Being that this is a first-party Nintendo title, it’s not surprising that its presentation facets are close to top notch, with colourful visuals and quality sound effects. The game looks great, and allows its fans to adjust their viewpoint from top-down to a behind the shoulder view through basic device movement. While looking at the court from the latter (character) perspective, shots can be aimed by swinging the handheld to the left or right, though Open‘s standard controls are easier to use. Both views use the system’s 3D display abilities to add a bit depth, but it’s much more noticeable and effective when menus pop up or ink blots block the screen.
It’s been years since we’ve received a brand new Mario Tennis game, meaning that Mario Tennis Open had a lot to live up to.
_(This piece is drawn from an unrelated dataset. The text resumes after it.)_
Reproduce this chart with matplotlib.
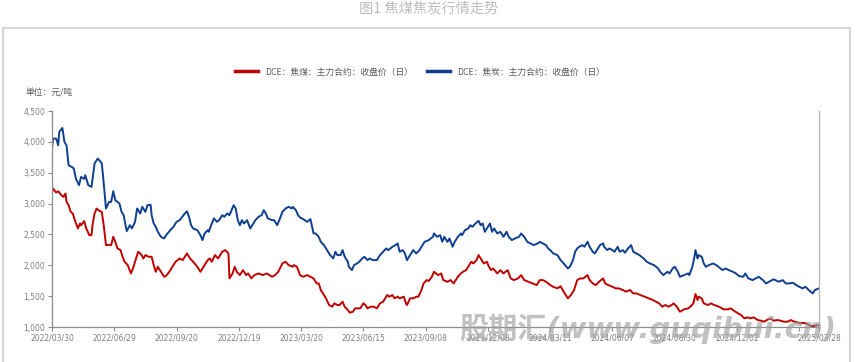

By choosing to do away with banana peels and the great Game Boy Colour version’s involved story mode, this iteration ends up feeling a bit on the uninspired side. Its included tennis action is interesting and rather fun, but it doesn’t have a memorable wow factor, which is disappointing. Tennis fans will have a good time with it, especially if they’re looking for a portable game that offers lots of short burst action and some challenging opponents. However, it’s not the ace we were hoping for.
This review is based on a copy of the game that was supplied to us for review purposes.
Mario Tennis Open is a polished and enjoyable game, but it lacks the wow factor that other Nintendo sports titles have had.